Friending Shakespeare

Date:
Friday, July 25, 2014

Mark Harding teaches a full range of students, from special needs to Advanced Placement, at York Memorial Collegiate Institute in Toronto, Ontario, Canada.  He has taught at both the secondary and post-secondary levels during his career. He likes a well-equipped gym and dislikes irregular Latin declensions.

I think most English teachers would agree that the annual Shakespeare unit offers the teacher both the greatest challenges and the greatest rewards. Each year, we meet new groups of students who are more conversant with screen content than book content. Has the time come that Shakespeare is unteachable to any but the very best students? Not yet. Some years require more ingenuity to get the students engaged, but Shakespeare, in my experience, has never failed to engage them.

When I first started teaching Shakespeare in high school (back in the Pleistocene), I could assume that at least a significant minority of students had a recreational reading habit. No longer. The recreational reader is now an oddity, even among the brightest students. This means they get less practice in navigating complex syntax and figurative language than did students in the past. Sometimes during whole-class reading, you feel like you are committing murder by vivisection in having to explain the context of every single word. And it is not just that their attention spans are shorter than those of the past (the common complaint). They simply do not encounter new vocabulary as regularly as students did in the past. A lot of teaching time is spent clarifying what used to be assumed vocabulary and allusions.

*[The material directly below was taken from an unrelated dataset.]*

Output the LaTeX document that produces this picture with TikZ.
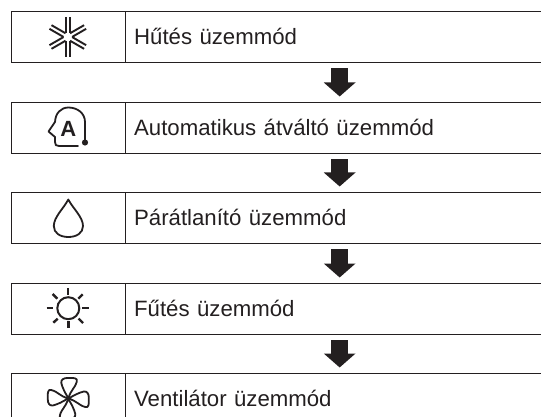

Nevertheless, the experience of the current generation with Facebook, Twitter, and other social media sets them up for an approach to language that was not available to students in the past. A play is a social event, and so is a Facebook thread. Moreover, most dialogue entries (with the exception of soliloquies) in a Shakespeare play are not too far off the length of a typical Facebook post.  These posts are meant to be dialogical, unlike the lengthy paragraphs of, say, a Victorian novel, which assume solitude, quiet, and extended amounts of time to read. Not ideal for a chatty generation like this one.

Despite the challenges of declining vocabulary and lack of experience with complex language, these students show, strangely enough, an unconventional strength in intuiting the nuances and colloquialisms of short exchanges between characters, such as in the first meeting of Kate and Petruchio in The Taming of the Shrew or the discussion between Lady Macbeth and her husband prior to the murder of Duncan in Macbeth.  That is to say, they seem able to hear tone and intent without necessarily understanding all the vocabulary.

I have always tried to remember that Shakespeare’s audience went to “hear” a play rather than to see one. In an unexpected way, the experience of the modern sixteen-year-old whose primary interaction is with some form of screen combining both visual and auditory media may be more suited to the “hearing” of some aspects of Shakespeare than were the highly-literate sixteen-year-olds of the past. The job of the teacher is to find a way to apply this strength to the text.